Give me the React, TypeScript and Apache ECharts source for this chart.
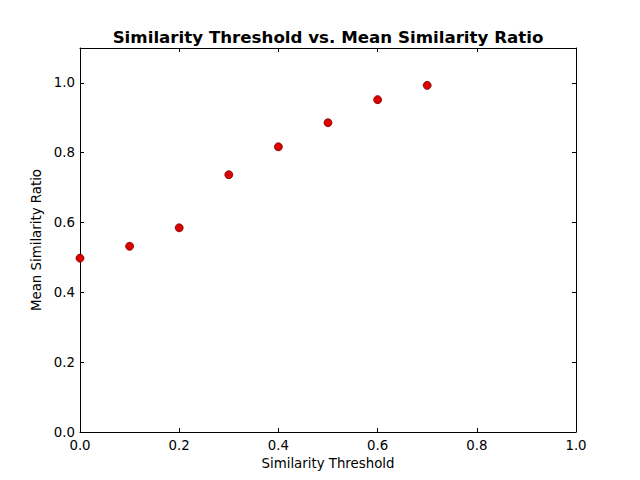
==
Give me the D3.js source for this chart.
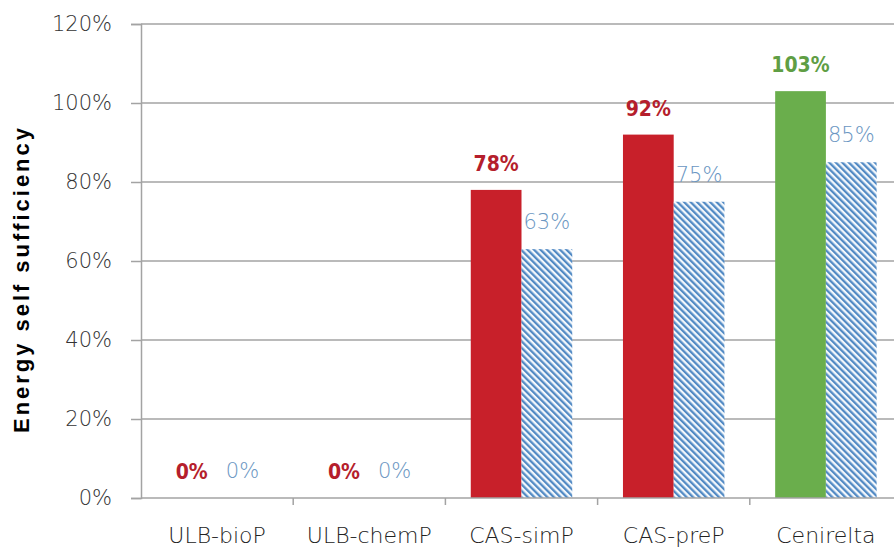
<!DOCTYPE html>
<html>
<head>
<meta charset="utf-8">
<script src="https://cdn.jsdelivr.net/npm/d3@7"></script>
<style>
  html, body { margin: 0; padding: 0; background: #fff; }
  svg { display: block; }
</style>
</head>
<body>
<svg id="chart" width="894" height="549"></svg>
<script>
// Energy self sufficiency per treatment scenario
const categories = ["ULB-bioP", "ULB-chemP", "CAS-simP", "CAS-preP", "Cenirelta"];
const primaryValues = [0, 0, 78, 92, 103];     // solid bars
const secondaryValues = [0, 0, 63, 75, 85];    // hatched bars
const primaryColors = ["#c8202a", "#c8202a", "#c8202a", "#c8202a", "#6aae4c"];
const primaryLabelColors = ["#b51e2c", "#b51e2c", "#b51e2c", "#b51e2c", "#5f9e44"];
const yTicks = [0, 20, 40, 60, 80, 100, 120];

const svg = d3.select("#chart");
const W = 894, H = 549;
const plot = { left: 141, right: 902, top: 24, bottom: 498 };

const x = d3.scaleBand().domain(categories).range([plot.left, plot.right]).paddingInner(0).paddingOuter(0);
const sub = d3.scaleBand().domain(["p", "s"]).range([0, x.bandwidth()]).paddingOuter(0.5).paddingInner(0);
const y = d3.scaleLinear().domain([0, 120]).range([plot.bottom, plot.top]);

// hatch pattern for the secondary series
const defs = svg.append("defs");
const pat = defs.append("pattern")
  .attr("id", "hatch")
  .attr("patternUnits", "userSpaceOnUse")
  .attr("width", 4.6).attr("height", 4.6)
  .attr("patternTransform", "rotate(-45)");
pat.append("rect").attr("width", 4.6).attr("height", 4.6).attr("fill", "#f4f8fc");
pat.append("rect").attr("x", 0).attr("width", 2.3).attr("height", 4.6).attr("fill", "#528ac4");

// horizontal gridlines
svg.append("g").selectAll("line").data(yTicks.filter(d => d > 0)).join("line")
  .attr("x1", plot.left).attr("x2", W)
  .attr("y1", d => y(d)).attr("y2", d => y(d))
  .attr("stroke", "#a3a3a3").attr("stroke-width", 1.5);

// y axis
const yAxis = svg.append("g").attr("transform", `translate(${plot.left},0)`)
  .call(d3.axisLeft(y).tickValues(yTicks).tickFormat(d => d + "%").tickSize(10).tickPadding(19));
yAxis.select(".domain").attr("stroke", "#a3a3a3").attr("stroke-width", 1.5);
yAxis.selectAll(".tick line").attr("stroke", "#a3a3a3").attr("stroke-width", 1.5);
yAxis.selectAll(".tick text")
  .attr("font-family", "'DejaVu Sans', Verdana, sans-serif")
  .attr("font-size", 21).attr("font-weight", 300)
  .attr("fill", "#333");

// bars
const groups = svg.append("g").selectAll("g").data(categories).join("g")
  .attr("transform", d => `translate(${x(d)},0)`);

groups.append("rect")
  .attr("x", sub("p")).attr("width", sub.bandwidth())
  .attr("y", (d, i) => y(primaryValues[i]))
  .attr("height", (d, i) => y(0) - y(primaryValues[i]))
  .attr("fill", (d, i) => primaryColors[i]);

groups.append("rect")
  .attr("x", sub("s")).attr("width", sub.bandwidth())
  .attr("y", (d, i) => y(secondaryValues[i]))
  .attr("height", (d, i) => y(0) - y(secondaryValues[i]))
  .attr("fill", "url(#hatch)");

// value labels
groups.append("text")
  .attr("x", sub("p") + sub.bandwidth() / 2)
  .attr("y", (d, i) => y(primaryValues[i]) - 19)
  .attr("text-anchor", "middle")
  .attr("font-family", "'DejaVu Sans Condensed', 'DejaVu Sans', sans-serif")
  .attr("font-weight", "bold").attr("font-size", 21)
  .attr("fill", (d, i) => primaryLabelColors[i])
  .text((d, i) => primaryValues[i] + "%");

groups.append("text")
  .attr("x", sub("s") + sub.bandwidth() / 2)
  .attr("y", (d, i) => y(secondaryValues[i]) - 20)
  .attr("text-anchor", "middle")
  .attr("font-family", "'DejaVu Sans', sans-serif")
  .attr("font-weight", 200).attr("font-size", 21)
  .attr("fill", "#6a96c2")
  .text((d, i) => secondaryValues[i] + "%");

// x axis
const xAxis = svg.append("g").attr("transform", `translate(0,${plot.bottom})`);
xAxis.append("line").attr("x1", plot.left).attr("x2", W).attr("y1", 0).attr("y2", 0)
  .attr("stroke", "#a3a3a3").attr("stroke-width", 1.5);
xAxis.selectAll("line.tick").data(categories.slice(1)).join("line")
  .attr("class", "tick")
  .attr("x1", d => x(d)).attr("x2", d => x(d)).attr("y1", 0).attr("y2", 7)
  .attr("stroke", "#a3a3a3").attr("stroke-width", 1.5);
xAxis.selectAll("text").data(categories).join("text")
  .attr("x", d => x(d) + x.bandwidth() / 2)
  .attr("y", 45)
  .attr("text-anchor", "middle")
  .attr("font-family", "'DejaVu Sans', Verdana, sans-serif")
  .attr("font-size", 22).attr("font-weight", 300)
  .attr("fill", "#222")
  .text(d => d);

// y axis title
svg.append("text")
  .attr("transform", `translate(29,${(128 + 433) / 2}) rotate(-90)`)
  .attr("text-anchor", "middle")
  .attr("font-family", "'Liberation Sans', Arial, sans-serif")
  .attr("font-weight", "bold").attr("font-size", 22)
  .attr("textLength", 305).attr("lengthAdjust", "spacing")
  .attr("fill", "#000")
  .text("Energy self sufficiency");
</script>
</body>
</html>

:: Given instruction ::
Your task is to transcribe exactly the lines starting at the line that contains "Give me the D3.js source for this chart." and ending at the line that contains "const yTicks = [0, 20, 40, 60, 80, 100, 120];", both included. Leave out the pictures.

:: Output of the task ::
Give me the D3.js source for this chart.
<!DOCTYPE html>
<html>
<head>
<meta charset="utf-8">
<script src="https://cdn.jsdelivr.net/npm/d3@7"></script>
<style>
  html, body { margin: 0; padding: 0; background: #fff; }
  svg { display: block; }
</style>
</head>
<body>
<svg id="chart" width="894" height="549"></svg>
<script>
// Energy self sufficiency per treatment scenario
const categories = ["ULB-bioP", "ULB-chemP", "CAS-simP", "CAS-preP", "Cenirelta"];
const primaryValues = [0, 0, 78, 92, 103];     // solid bars
const secondaryValues = [0, 0, 63, 75, 85];    // hatched bars
const primaryColors = ["#c8202a", "#c8202a", "#c8202a", "#c8202a", "#6aae4c"];
const primaryLabelColors = ["#b51e2c", "#b51e2c", "#b51e2c", "#b51e2c", "#5f9e44"];
const yTicks = [0, 20, 40, 60, 80, 100, 120];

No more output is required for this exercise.